The Summit of Sigiriya
We had reached the large terrace which marks the half-way point on the ascent to the summit of Sigiriya Rock. Before continuing, we took a break and surveyed the remaining path in dread and awe. The next flight of stairs was framed by an enormous pair of stone paws. Because of its profile, Sigiriya had long been referred to as the “Lion Rock”, but King Kassapa decided to make the nickname somewhat more literal.
During Kassapa’s reign in the 5th century AD, a massive, 60-foot lion was chiseled out of the rock. The steps which continued up to the royal palace started at the lion’s feet, wrapped around his body and eventually entered his mouth. Today, all that remain are the paws, but they give a good idea of the statue’s scale. It’s hard to appreciate how impressive it must have been 1500 years ago. It would be impressive now.
The final flight of stairs, hugging tightly to the stone wall, is not for those who suffer from vertigo. My mind kept flitting back into the past. If I, on these stable steps of modern steel, was so close to vomiting, how terrifying must they have been during the time of Kassapa? Notches in the wall indicated where the ancient brick steps would have been placed, and the thought of climbing them, with the wind whipping about me, and likely burdened under another load of bricks for the usurper king’s palace, three words kept repeating in my mind: “Oh, hell no!”
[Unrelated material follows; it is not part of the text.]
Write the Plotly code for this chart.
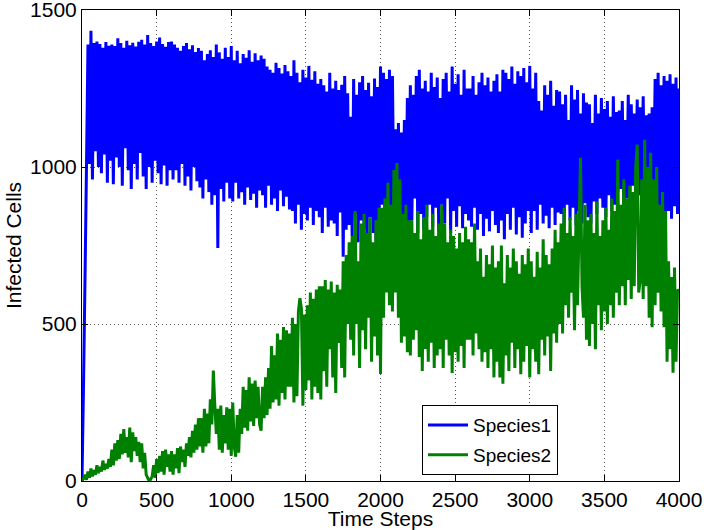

My mantra changed, though, once we gained the summit. Suddenly, the ascent made perfect sense, as I imagined myself in Kassapa’s shoes, surveying the grounds for my new home. “Oh, hell yes!” The view is unobstructed for miles around. From the top of Sigiriya, you truly feel at the top of the world. Unassailable. It is the perfect place for a paranoid pretender.
Over the course of the centuries, the palace has been reduced to mere rubble, but it must have been an amazing building. We wandered about the foundations for awhile and eventually found a set of caves facing the south, originally used as protective cells for soldiers on the look-out, where we hid from the wind and enjoyed the view.
You’ll want to spend a long time at the summit of Sigiriya. The sense of history is palpable, and the panoramas over the jungle and gardens below couldn’t be better. Besides, you just spent an hour getting there, and the descent promises to be no less dizzying.